Contrary to Mr. Sundahl's implication, I certainly did not argue for egalitarian federal R&D distributions, such as recently passed by the Senate (S. 881) and under consideration by the House (H.R. 4362). To me, the "Small Business Innovation Research Act" is repulsive, simply because it is not in compliance with the rule of law. If passed, the act will in fact establish yet another quota system.
Good Heavens, Good Book!
William Allen's scholarly review of Anne Wortham's book, The Other Side of Racism (Mar.), raises some interesting methodological points, but I fear his readers will miss the crucial points about her book. The Other Side of Racism is a powerful scholarly, moral, and political analysis and indictment of all forms of black racism, quotaism, reversism—and all other attempts to reduce black individuals to racial categories. Anne shows the many different ways in which these attempts violate the basic constitutional rights of all Americans and threaten to rob blacks of the right to gain real self-esteem. And she does this by systematically analyzing the basic dimensions (the "fundamentum divisionis") of concrete political programs and leaders, not by imposing some ad hoc sociologistic typology on our vastly multichromatic society. And she does this with all the forcefulness, truthfulness, and beauty that spring from her own experience.
I feel sure that Bill will agree with me that this is a major work deserving a careful reading by everyone dedicated to individual rights—but, good heavens, Bill, I just wish you'd said so!
Jack D. Douglas
La Jolla, CA
Who's Missing the Mark?
Eric Zuesse's letter in the March REASON received unjustifiably short shrift by the editor-in-chief. First, given Mr. Poole's endorsement of pinpoint-accurate missiles, the defensive weapons called for must be seen primarily as protection for this first-strike capability. "Defensive" weapons can be purely defensive only in the absence of offensive capability.

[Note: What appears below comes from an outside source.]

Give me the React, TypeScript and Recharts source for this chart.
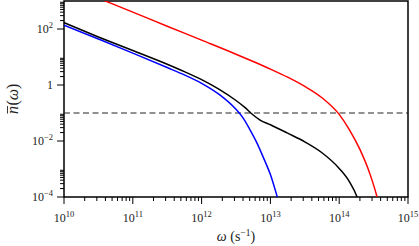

Second, it is Mr. Poole's "reload" thesis that is specious. Given the US government's long-standing first-strike approach to nuclear warfare, how can anyone believe that the ICBMs are intended to hit only empty silos? Why should the Soviets believe that? Considering that reloading requires the slow trucking of missiles from storage sites (where they could also be fired) to used silos, who really believes that this is going to be a factor during a nuclear war?
Finally, Mr. Poole closes his response with this contradiction: he says the United States is "not trustable with absolute power"; I maintain that if one really believes that, one would not trust the US government—or any other—with nuclear bombs.
Mr. Poole replies: Mr. Richman is well aware that the US government has long maintained a first-nuclear-use capability as a consequence of its NATO treaty obligation to defend Europe (an obligation, incidentally, that REASON is on record as opposing). Given the large superiority of Warsaw Pact conventional forces, it has long been recognized that the only credible defensive response by NATO to an all-out Warsaw Pact invasion of Europe by conventional forces would be nuclear retaliation. Thus, given existing US treaty commitments, there is a very real defensive (that is, retaliatory) use for pinpoint-accuracy ICBMs—to strike Soviet missile silos, command-and-control centers, etc. Any reasonable transition to European self-defense would require a period of years during which the US treaty obligation would remain in force. During that period, the protection of US ICBMs would remain important.
Mr. Richman's second point, about silo reloading, seems to presume a single nuclear war scenario—an all-out exchange that is over in an hour or two. Yet any number of other scenarios is plausible, some lasting as long as several weeks. In most of these other scenarios, the ability to hit empty silos before they were reloaded could be crucial.
Finally, Richman says that the US government is not trustable with nuclear bombs. If that is literally true, then the only alternative is for the United States to abandon all nuclear weapons unilaterally. Mr. Richman has advocated just such a course in other forums. As for me, I would rather take my chances with a nuclear-armed US government than risk living under a Soviet government, which is a likely outcome of unilateral US disarmament.
Nowhere in Ray Young's article on the Anthony dollar ("The Mint Strikes Out," Apr.) was it mentioned that, alone among all the countries that I know of, the United States prints all its money the same color. As a consequence, in the aggregate a great deal of money must be lost due to mistaking the denominations of bills. Also, of course, it's much easier to raise the denomination of a bill if you want to do some counterfeiting.
The whole thing seems awfully stupid, even for the US government, which has given us those M-16 rifles and M-1 tanks ("Fighting with Failures," Apr.). Perhaps we should let the Japs design and build our armaments.